The council has a water strategy “in the making”, a climate action plan soon to be confirmed, and Goff has set up an independent review of the CCOs. It’s due to report on key issues this month and present its final report in July.

But will any of that make a difference? The council has had little success to date in imposing its will on the CCOs. That, from the outset in 2010, was the whole idea.

Stand by, there’s worse to come

You think this is a crisis? Just wait till summer.

“If inadequate rain falls in winter and spring,” said Goff, “that will leave Auckland in a critical situation.”

Said Devlin: “It’s not a dry summer we have to worry about. It’s a dry winter.”

And Watercare’s Raveen Jaduram has said: “The forecast for winter is for below-average to average rainfall, and spring is expected to be dry.”

What they’re all worried about is that even if we get average rainfall for the rest of the year, the dams will not refill. They’re at 43 per cent now.

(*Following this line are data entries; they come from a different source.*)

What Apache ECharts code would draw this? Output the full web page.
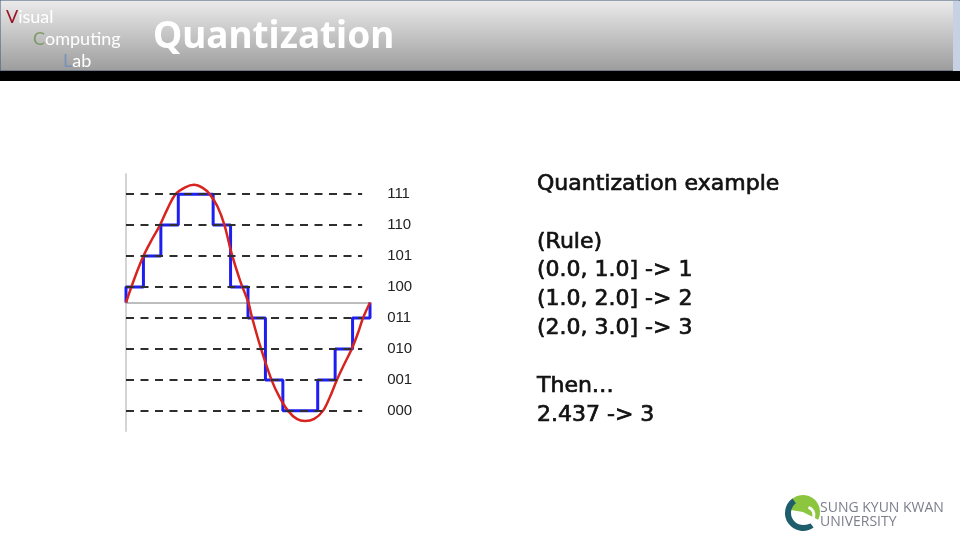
<!DOCTYPE html>
<html>
<head>
<meta charset="utf-8">
<script src="https://cdn.jsdelivr.net/npm/echarts@6/dist/echarts.min.js"></script>
<style>
  html, body { margin: 0; padding: 0; background: #fff; }
  #main { width: 960px; height: 540px; }
</style>
</head>
<body>
<div id="main"></div>
<script>
// quantization levels (3 bit)
const levelValues = [3.5, 2.5, 1.5, 0.5, -0.5, -1.5, -2.5, -3.5]
const levelCodes = ["111", "110", "101", "100", "011", "010", "001", "000"]

// held value for each of the 14 sample intervals
const sampleLevels = [0.5, 1.5, 2.5, 3.5, 3.5, 2.5, 0.5, -0.5, -2.5, -3.5, -3.5, -2.5, -1.5, -0.5]

// analog signal (x in sample units)
const analogX = [0, 0.5, 1.0, 1.5, 1.95, 2.4, 2.85, 3.4, 3.9, 4.4, 4.8, 5.25, 5.65, 6.05, 6.55, 7.02,
    7.24, 7.75, 8.35, 8.8, 9.3, 9.8, 10.27, 10.8, 11.3, 11.7, 12.1, 12.5, 12.95, 13.3, 13.6, 14.0]
const analogY = [0, 0.8, 1.5, 2.05, 2.5, 3.05, 3.5, 3.72, 3.8, 3.7, 3.5, 3.1, 2.5, 1.6, 0.7, 0,
    -0.5, -1.5, -2.5, -3.05, -3.5, -3.76, -3.83, -3.76, -3.5, -3.05, -2.5, -2.02, -1.5, -1.0, -0.5, 0]

const dashEnd = 13.55

const stepData = [[0, 0]]
sampleLevels.forEach((v, i) => {
    stepData.push([i, v])
    stepData.push([i + 1, v])
})
stepData.push([sampleLevels.length, 0])

const analogData = analogX.map((x, i) => [x, analogY[i]])

const textFont = '"DejaVu Sans", sans-serif'
const ruleLines = [
    { t: "Quantization example", y: 183 },
    { t: "(Rule)", y: 241 },
    { t: "(0.0, 1.0] -> 1", y: 269 },
    { t: "(1.0, 2.0] -> 2", y: 298 },
    { t: "(2.0, 3.0] -> 3", y: 327 },
    { t: "Then…", y: 385 },
    { t: "2.437 -> 3", y: 414 }
]

const labFont = '18px Lato, sans-serif'

const myChart = echarts.init(document.getElementById("main"))
myChart.setOption({
    backgroundColor: "#ffffff",
    animation: false,
    grid: {
        left: 126,
        top: 174,
        width: 244,
        height: 257
    },
    xAxis: {
        type: "value",
        min: 0,
        max: 14,
        axisLine: {
            onZero: true,
            lineStyle: { color: "#a8a8a8", width: 1.5 }
        },
        axisTick: { show: false },
        axisLabel: { show: false },
        splitLine: { show: false }
    },
    yAxis: {
        type: "value",
        min: -4.15,
        max: 4.15,
        axisLine: {
            show: true,
            onZero: false,
            lineStyle: { color: "#d4d4d4", width: 2 }
        },
        axisTick: { show: false },
        axisLabel: { show: false },
        splitLine: { show: false }
    },
    series: [
        {
            name: "levels",
            type: "line",
            data: [],
            silent: true,
            markLine: {
                silent: true,
                symbol: "none",
                lineStyle: { color: "#2e2e2e", width: 2, type: [8, 6.5] },
                label: {
                    show: true,
                    position: "end",
                    distance: 25,
                    color: "#222222",
                    fontSize: 15,
                    fontFamily: "Liberation Sans, Arial, sans-serif",
                    formatter: (p) => p.data.code
                },
                data: levelValues.map((v, i) => [
                    { coord: [0, v], code: levelCodes[i] },
                    { coord: [dashEnd, v] }
                ])
            }
        },
        {
            name: "quantized",
            type: "line",
            data: stepData,
            symbol: "none",
            lineStyle: { color: "#1e1ef0", width: 3 },
            z: 3
        },
        {
            name: "analog",
            type: "line",
            data: analogData,
            symbol: "none",
            smooth: 0.35,
            lineStyle: { color: "#d82420", width: 2.5 },
            z: 4
        }
    ],
    graphic: [
        // header band
        {
            type: "rect",
            shape: { x: 0, y: 0, width: 960, height: 71 },
            style: {
                fill: new echarts.graphic.LinearGradient(0, 0, 0, 1, [
                    { offset: 0, color: "#ececec" },
                    { offset: 1, color: "#9c9c9c" }
                ]),
                stroke: "#3d5573",
                lineWidth: 1
            },
            z: 10
        },
        {
            type: "rect",
            shape: { x: 0, y: 71, width: 960, height: 10 },
            style: { fill: "#000000" },
            z: 10
        },
        {
            type: "rect",
            shape: { x: 953, y: 1, width: 7, height: 70 },
            style: { fill: "#c6d2e4" },
            z: 10
        },
        {
            type: "text",
            x: 153,
            y: 37,
            style: {
                text: "Quantization",
                fill: "#ffffff",
                font: 'bold 37px "Noto Sans", sans-serif',
                verticalAlign: "middle"
            },
            z: 11
        },
        {
            type: "text", x: 6, y: 17,
            style: {
                text: "{v|V}isual", fill: "#ffffff", font: labFont, verticalAlign: "middle",
                rich: { v: { fill: "#9a1020", font: labFont } }
            },
            z: 11
        },
        {
            type: "text", x: 33, y: 39,
            style: {
                text: "{c|C}omputing", fill: "#ffffff", font: labFont, verticalAlign: "middle",
                rich: { c: { fill: "#7e9a68", font: labFont } }
            },
            z: 11
        },
        {
            type: "text", x: 63, y: 61,
            style: {
                text: "{l|L}ab", fill: "#ffffff", font: labFont, verticalAlign: "middle",
                rich: { l: { fill: "#7a92b8", font: labFont } }
            },
            z: 11
        },
        // right text block
        ...ruleLines.map((l) => ({
            type: "text",
            x: 537,
            y: l.y + 1,
            style: {
                text: l.t,
                fill: "#111111",
                stroke: "#111111",
                lineWidth: 0.7,
                font: "22px " + textFont,
                verticalAlign: "middle"
            },
            z: 11
        })),
        // university logo
        {
            type: "sector",
            shape: { cx: 803, cy: 512, r0: 0, r: 17, startAngle: -Math.PI * 0.95, endAngle: Math.PI * 0.15 },
            style: { fill: "#8cc63e" },
            z: 11
        },
        {
            type: "arc",
            shape: { cx: 803, cy: 513, r: 15, startAngle: Math.PI * 0.3, endAngle: Math.PI * 1.3 },
            style: { stroke: "#1d5d6c", lineWidth: 6, fill: null },
            z: 12
        },
        {
            type: "arc",
            shape: { cx: 806, cy: 515, r: 8, startAngle: -Math.PI * 0.4, endAngle: Math.PI * 0.6 },
            style: { stroke: "#ffffff", lineWidth: 3, fill: null },
            z: 12
        },
        {
            type: "text", x: 820, y: 508,
            style: { text: "SUNG KYUN KWAN", fill: "#7c7e8c", font: '14px "Open Sans", sans-serif', verticalAlign: "middle" },
            z: 11
        },
        {
            type: "text", x: 820, y: 522,
            style: { text: "UNIVERSITY", fill: "#7c7e8c", font: '14px "Open Sans", sans-serif', verticalAlign: "middle" },
            z: 11
        }
    ]
})
</script>
</body>
</html>
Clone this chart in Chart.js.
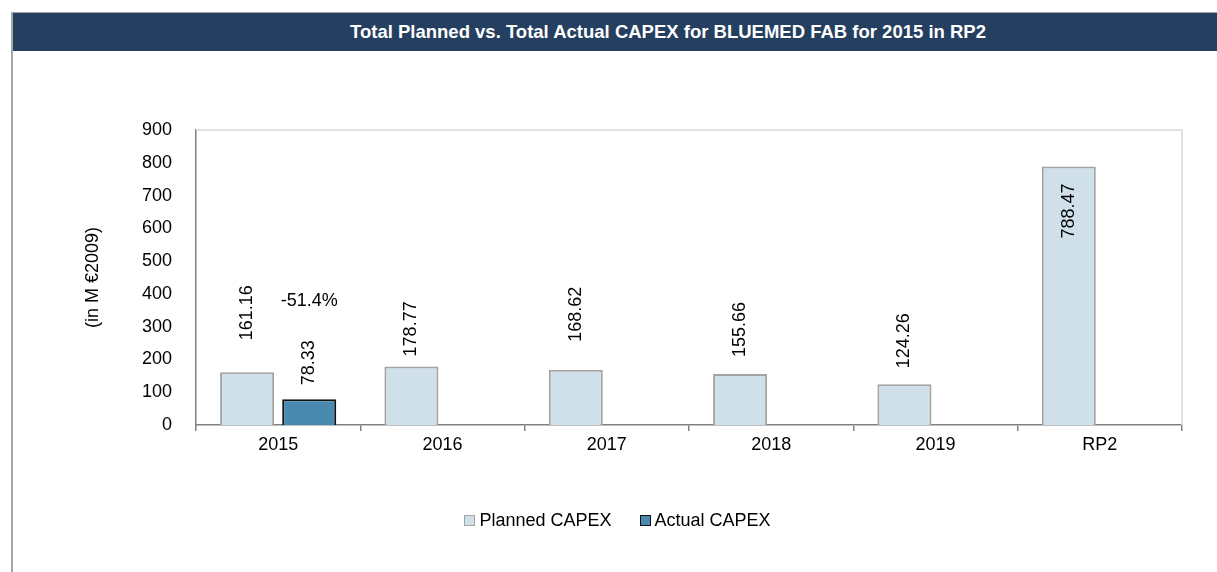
<!DOCTYPE html>
<html>
<head>
<meta charset="utf-8">
<script src="https://cdn.jsdelivr.net/npm/chart.js@4/dist/chart.umd.min.js"></script>
<style>
  html, body { margin: 0; padding: 0; background: #fff; }
  body { width: 1217px; height: 572px; position: relative; overflow: hidden; font-family: "Liberation Sans", Arial, sans-serif; }
  #frame { position: absolute; left: 11px; top: 12px; right: -10px; bottom: -10px; border-left: 2px solid #a6a6a6; border-top: 1px solid #a6a6a6; }
  #header { position: absolute; left: 0; top: 0; right: 0; height: 38px; background: #243f5f; color: #fff; font-weight: bold; font-size: 18.5px; line-height: 38px; text-align: center; padding-left: 96px; box-sizing: border-box; white-space: nowrap; }
  #wrap { position: absolute; left: 12px; top: 50px; width: 1205px; height: 522px; }
  #legend { position: absolute; left: 12px; width: 1205px; top: 509px; height: 22px; display: flex; justify-content: center; align-items: center; font-size: 18px; color: #000; padding-left: 6px; box-sizing: border-box; }
  #legend .item { display: flex; align-items: center; margin: 0 14px; }
  #legend .box { width: 9px; height: 9px; margin-right: 4px; }
</style>
</head>
<body>
<div id="frame"><div id="header">Total Planned vs. Total Actual CAPEX for BLUEMED FAB for 2015 in RP2</div></div>
<div id="wrap"><canvas id="capexChart"></canvas></div>
<div id="legend"></div>
<script>
// data
const categories = ["2015", "2016", "2017", "2018", "2019", "RP2"];
const plannedCapex = [161.16, 178.77, 168.62, 155.66, 124.26, 788.47];
const actualCapex = [78.33, null, null, null, null, null];
const yTicks = [0, 100, 200, 300, 400, 500, 600, 700, 800, 900];

const FONT = "'Liberation Sans', Arial, sans-serif";

// gap between bar top and label (labels were hand placed in the original)
const plannedGap = [32, 10, 28, 17, 16, -17];
const actualGap = [14];

const valueLabels = {
  id: "valueLabels",
  afterDatasetsDraw(chart) {
    const ctx = chart.ctx;
    const yScale = chart.scales.y;
    ctx.save();
    ctx.fillStyle = "#000";
    ctx.font = "18px " + FONT;
    ctx.textBaseline = "middle";
    [plannedGap, actualGap].forEach((gaps, di) => {
      const meta = chart.getDatasetMeta(di);
      meta.data.forEach((bar, i) => {
        const v = chart.data.datasets[di].data[i];
        if (v == null) return;
        const gap = gaps[i];
        ctx.save();
        ctx.translate(bar.x, bar.y - gap);
        ctx.rotate(-Math.PI / 2);
        ctx.textAlign = gap < 0 ? "right" : "left";
        ctx.fillText(v.toFixed(2), 0, 0);
        ctx.restore();
      });
    });
    // variance of actual vs planned for 2015
    const diff = (actualCapex[0] - plannedCapex[0]) / plannedCapex[0] * 100;
    const aBar = chart.getDatasetMeta(1).data[0];
    ctx.textAlign = "center";
    ctx.fillText(diff.toFixed(1) + "%", aBar.x, yScale.getPixelForValue(actualCapex[0]) - 98);
    ctx.restore();
  }
};

const plotFrame = {
  id: "plotFrame",
  beforeDatasetsDraw(chart) {
    const { ctx, chartArea: a } = chart;
    ctx.save();
    ctx.strokeStyle = "#d9d9d9";
    ctx.lineWidth = 1.5;
    ctx.beginPath();
    ctx.moveTo(a.left, a.top);
    ctx.lineTo(a.right, a.top);
    ctx.lineTo(a.right, a.bottom);
    ctx.stroke();
    ctx.restore();
  }
};

const chart = new Chart(document.getElementById("capexChart"), {
  type: "bar",
  data: {
    labels: categories,
    datasets: [
      {
        label: "Planned CAPEX",
        data: plannedCapex,
        backgroundColor: "#cfe0ea",
        borderColor: "#a3a3a3",
        borderWidth: 2,
        categoryPercentage: 0.756,
        barPercentage: 0.87,
      },
      {
        label: "Actual CAPEX",
        data: actualCapex,
        backgroundColor: "#4a8ab0",
        borderColor: "#111",
        borderWidth: 2,
        categoryPercentage: 0.756,
        barPercentage: 0.87,
      },
    ],
  },
  plugins: [plotFrame, valueLabels],
  options: {
    responsive: true,
    maintainAspectRatio: false,
    animation: false,
    layout: { padding: { top: 80, right: 35, bottom: 117, left: 0 } },
    plugins: {
      tooltip: { enabled: false },
      legend: { display: false },
    },
    scales: {
      x: {
        afterFit(scale) { scale.height = 30; },
        grid: { offset: true, drawOnChartArea: false, drawTicks: true, tickLength: 6, color: "#808080", lineWidth: 1.5 },
        border: { color: "#808080", width: 1.5 },
        ticks: { font: { family: FONT, size: 18 }, color: "#000", padding: 3 },
      },
      y: {
        min: yTicks[0],
        max: yTicks[yTicks.length - 1],
        afterFit(scale) { scale.width = 184; },
        afterBuildTicks(scale) { scale.ticks = yTicks.map((v) => ({ value: v })); },
        grid: { display: false },
        border: { color: "#808080", width: 1.5 },
        ticks: { font: { family: FONT, size: 18 }, color: "#000", padding: 16 },
        title: { display: true, text: "(in M €2009)", font: { family: FONT, size: 18 }, color: "#000", padding: { top: 70, bottom: 0 } },
      },
    },
  },
});

// legend built from the datasets
const legend = document.getElementById("legend");
chart.data.datasets.forEach((ds) => {
  const item = document.createElement("div");
  item.className = "item";
  const box = document.createElement("span");
  box.className = "box";
  box.style.background = ds.backgroundColor;
  box.style.border = "1.5px solid " + ds.borderColor;
  item.appendChild(box);
  item.appendChild(document.createTextNode(ds.label));
  legend.appendChild(item);
});
</script>
</body>
</html>
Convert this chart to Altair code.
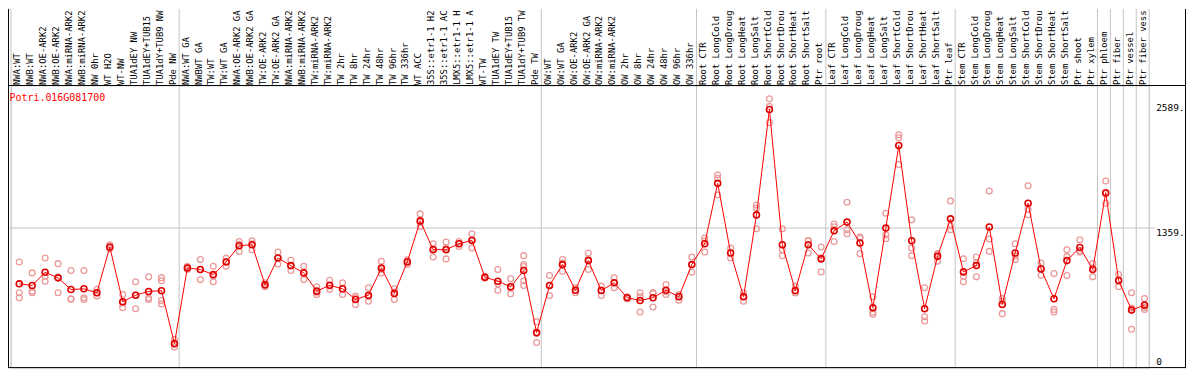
import json
import altair as alt
import pandas as pd

gene = "Potri.016G081700"

categories = [
    "NWA:WT", "NWB:WT", "NWA:OE-ARK2", "NWB:OE-ARK2", "NWA:miRNA-ARK2", "NWB:miRNA-ARK2",
    "NW 0hr", "WT H2O", "WT-NW", "TUA1dEY NW", "TUA1dEY+TUB15", "TUA1dY+TUB9 NW", "Pde NW",
    "NWA:WT GA", "NWBWT GA", "TW:WT", "TW:WT GA", "NWA:OE-ARK2 GA", "NWB:OE-ARK2 GA",
    "TW:OE-ARK2", "TW:OE-ARK2 GA", "NWA:miRNA-ARK2", "NWB:miRNA-ARK2", "TW:miRNA-ARK2",
    "TW:miRNA-ARK2", "TW 2hr", "TW 8hr", "TW 24hr", "TW 48hr", "TW 96hr", "TW 336hr", "WT ACC",
    "35S::etr1-1 H2", "35S::etr1-1 AC", "LMX5::etr1-1 H", "LMX5::etr1-1 A", "WT-TW",
    "TUA1dEY TW", "TUA1dEY+TUB15", "TUA1dY+TUB9 TW", "Pde TW",
    "OW:WT", "OW:WT GA", "OW:OE-ARK2", "OW:OE-ARK2 GA", "OW:miRNA-ARK2", "OW:miRNA-ARK2",
    "OW 2hr", "OW 8hr", "OW 24hr", "OW 48hr", "OW 96hr", "OW 336hr",
    "Root CTR", "Root LongCold", "Root LongDroug", "Root LongHeat", "Root LongSalt",
    "Root ShortCold", "Root ShortDrou", "Root ShortHeat", "Root ShortSalt", "Ptr root",
    "Leaf CTR", "Leaf LongCold", "Leaf LongDroug", "Leaf LongHeat", "Leaf LongSalt",
    "Leaf ShortCold", "Leaf ShortDrou", "Leaf ShortHeat", "Leaf ShortSalt", "Ptr leaf",
    "Stem CTR", "Stem LongCold", "Stem LongDroug", "Stem LongHeat", "Stem LongSalt",
    "Stem ShortCold", "Stem ShortDrou", "Stem ShortHeat", "Stem ShortSalt", "Ptr shoot",
    "Ptr xylem", "Ptr phloem", "Ptr fiber", "Ptr vessel", "Ptr fiber vess",
]

means = [
    809, 793, 923, 868, 753, 760, 721, 1172, 633, 697, 734, 741, 220,
    966, 950, 900, 1025, 1185, 1195, 799, 1064, 989, 917, 737, 795, 760, 655, 697, 966, 714,
    1025, 1430, 1146, 1146, 1205, 1237, 874, 835, 780, 940, 328,
    793, 999, 746, 1038, 743, 819, 672, 645, 672, 746, 682, 999,
    1205, 1800, 1113, 682, 1489, 2529, 1195, 743, 1195, 1055,
    1332, 1418, 1212, 574, 1359, 2173, 1234, 564, 1080, 1450,
    927, 989, 1369, 606, 1113, 1604, 956, 662, 1038, 1168, 950, 1708, 842, 550, 599,
]

replicates = [
    [1025, 721, 672], [917, 737, 721], [1064, 884, 835], [1008, 875, 721], [940, 662, 657],
    [940, 672, 655], [755, 720, 690], [1195, 1165, 1156], [704, 621, 574], [829, 698, 564],
    [878, 669, 655], [870, 840, 610, 645], [263, 210, 187],
    [982, 969, 950], [1048, 950, 851], [982, 890, 829], [1064, 1029, 982], [1227, 1199, 1129],
    [1234, 1205, 1146], [819, 798, 780], [1123, 1064, 1005], [1041, 986, 940], [982, 918, 851],
    [780, 727, 704], [845, 787, 753], [819, 757, 704], [688, 671, 606], [770, 683, 638],
    [1031, 950, 917], [760, 727, 655], [1045, 1031, 999], [1499, 1417, 1374], [1205, 1159, 1074],
    [1221, 1162, 1055], [1227, 1210, 1178], [1303, 1246, 1162], [884, 874, 864], [950, 809, 746],
    [858, 771, 711], [1087, 999, 980, 840, 793], [436, 318, 230],
    [891, 794, 694], [1048, 1016, 933], [770, 747, 721], [1113, 1051, 950], [786, 749, 694],
    [868, 819, 770], [682, 672, 662], [721, 683, 531], [722, 714, 580], [802, 732, 704],
    [704, 694, 648], [1074, 1000, 923],
    [1261, 1231, 1123], [1882, 1849, 1686], [1162, 1113, 1064], [721, 687, 638], [1587, 1555, 1352],
    [2634, 2559, 2399], [1352, 1146, 1087], [786, 724, 719], [1237, 1235, 1113], [1172, 1066, 927],
    [1398, 1371, 1227], [1614, 1342, 1303], [1270, 1259, 1107], [682, 530, 510], [1506, 1293, 1254],
    [2280, 2250, 1987], [1440, 1162, 1087], [770, 485, 442], [1107, 1102, 1031], [1627, 1381, 1342],
    [1057, 884, 829], [1074, 1015, 878], [1725, 1251, 1129], [665, 640, 515], [1205, 1086, 1048],
    [1777, 1545, 1490], [1015, 960, 894], [910, 557, 531], [1146, 1077, 891], [1244, 1139, 1122],
    [1008, 964, 878], [1823, 1697, 1604], [900, 845, 780], [721, 569, 361], [665, 575, 557],
]

group_starts = [0, 13, 41, 53, 63, 73, 84, 85, 86, 87]
grid_values = [1359]
tick_values = [2589, 1359]
tick_labels = ["2589.", "1359."]
zero_values = [0]
zero_labels = ["0"]

n = len(categories)
mean_df = pd.DataFrame({"idx": list(range(n)), "value": means})
rep_df = pd.DataFrame(
    [{"idx": i, "value": v} for i, vals in enumerate(replicates) for v in vals]
)
sep_df = pd.DataFrame({"idx": group_starts})
end_df = pd.DataFrame({"idx": [n - 1]})
grid_df = pd.DataFrame({"value": grid_values})
tick_df = pd.DataFrame({"value": tick_values, "label": tick_labels})
zero_df = pd.DataFrame({"value": zero_values, "label": zero_labels})
dummy = pd.DataFrame({"a": [0]})

W, H = 1144, 284
FONT = "DejaVu Sans Mono"
label_expr = json.dumps(categories) + "[datum.value]"

xscale = alt.Scale(domain=list(range(n)), paddingInner=0, paddingOuter=0)
yscale = alt.Scale(domain=[-22, 2765], nice=False, zero=False)
xaxis = alt.Axis(
    orient="top", labelAngle=270, labelAlign="left", labelBaseline="middle",
    labelPadding=1, ticks=False, domain=False, grid=False, title=None,
    labelFont=FONT, labelFontSize=8.9, labelColor="black", labelOverlap=False,
    labelExpr=label_expr, labelLimit=200,
)


def X(**kw):
    return alt.X("idx:O", scale=xscale, axis=xaxis, **kw)


Y = alt.Y("value:Q", scale=yscale, axis=None)

GRAY = "#c4c4c4"

seps = alt.Chart(sep_df).mark_rule(color=GRAY, strokeWidth=1).encode(
    x=X(bandPosition=0), y=alt.value(-77), y2=alt.value(H)
)
sep_end = alt.Chart(end_df).mark_rule(color=GRAY, strokeWidth=1).encode(
    x=X(bandPosition=1), y=alt.value(-77), y2=alt.value(H)
)
grid = alt.Chart(grid_df).mark_rule(color=GRAY, strokeWidth=1).encode(
    y=Y, x=alt.value(-3), x2=alt.value(1150)
)

frame_top = alt.Chart(dummy).mark_rule(color="black", strokeWidth=1).encode(
    x=alt.value(-3), x2=alt.value(1181), y=alt.value(0)
)
frame_bottom = alt.Chart(dummy).mark_rule(color="black", strokeWidth=1).encode(
    x=alt.value(-3), x2=alt.value(1181), y=alt.value(H - 0.5)
)
frame_left = alt.Chart(dummy).mark_rule(color="black", strokeWidth=1).encode(
    x=alt.value(-2.5), y=alt.value(-77), y2=alt.value(H)
)
frame_right = alt.Chart(dummy).mark_rule(color="black", strokeWidth=1).encode(
    x=alt.value(1180.5), y=alt.value(-77), y2=alt.value(H)
)

reps = alt.Chart(rep_df).mark_point(
    shape="circle", filled=False, size=34, strokeWidth=1.3,
    color="#eb9a9a", opacity=1, xOffset=1.8,
).encode(x=X(), y=Y)

line = alt.Chart(mean_df).mark_line(
    color="#ff0000", strokeWidth=1, xOffset=1.8
).encode(x=X(), y=Y)

pts = alt.Chart(mean_df).mark_point(
    shape="circle", filled=False, size=36, strokeWidth=1.6,
    color="#e00000", opacity=1, xOffset=1.8,
).encode(x=X(), y=Y)

title = alt.Chart(dummy).mark_text(
    text=gene, color="#ff0000", align="left", baseline="top",
    font=FONT, fontSize=10,
).encode(x=alt.value(-1.5), y=alt.value(8))

ticks = alt.Chart(tick_df).mark_text(
    align="left", baseline="top", font=FONT, fontSize=9.5, color="black"
).encode(y=Y, x=alt.value(1151), text="label:N")

zero = alt.Chart(zero_df).mark_text(
    align="left", baseline="alphabetic", font=FONT, fontSize=9.5, color="black", dy=-1
).encode(y=Y, x=alt.value(1151), text="label:N")

chart = alt.layer(
    seps, sep_end, grid, reps, line, pts,
    frame_top, frame_bottom, frame_left, frame_right, title, ticks, zero,
).properties(
    width=W, height=H,
    autosize=alt.AutoSizeParams(type="none"),
    padding={"left": 3, "top": 77, "right": 37, "bottom": 2},
).configure_view(stroke=None).configure(background="white")

chart.save("out.html", embed_options={"renderer": "svg", "actions": False})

Jaduram: “We cannot meet demand if we start summer with dams that are 65 per cent full.”

Australia bush fires. Photos / The Daily Telegraph, Supplied, NSWRFS

Australia bush fires. Photos / The Daily Telegraph, Supplied, NSWRFS

It’s the climate, stupid

The Auckland Council declared a climate emergency in June last year. Some people scoffed.

Yet within months the city had the first big evidence of what that emergency means – right now and in the years to come.

Fires ringing the cities of Australia, cyclones in the Pacific, war in northern Africa. Drought in Auckland.

The time for scoffing is over. The time for addressing all the reasons for the crisis is now. Because the first one, the lack of rain, is going to become common.

The water crisis was predictable not just because we know about the climate crisis. We also know about the city’s rapid population growth. And Watercare has always known it could not just turn to the Waikato as if it was turning on a tap.

The council and successive Governments have known all this too.

Given that mix of factors, what did they all think was going to happen?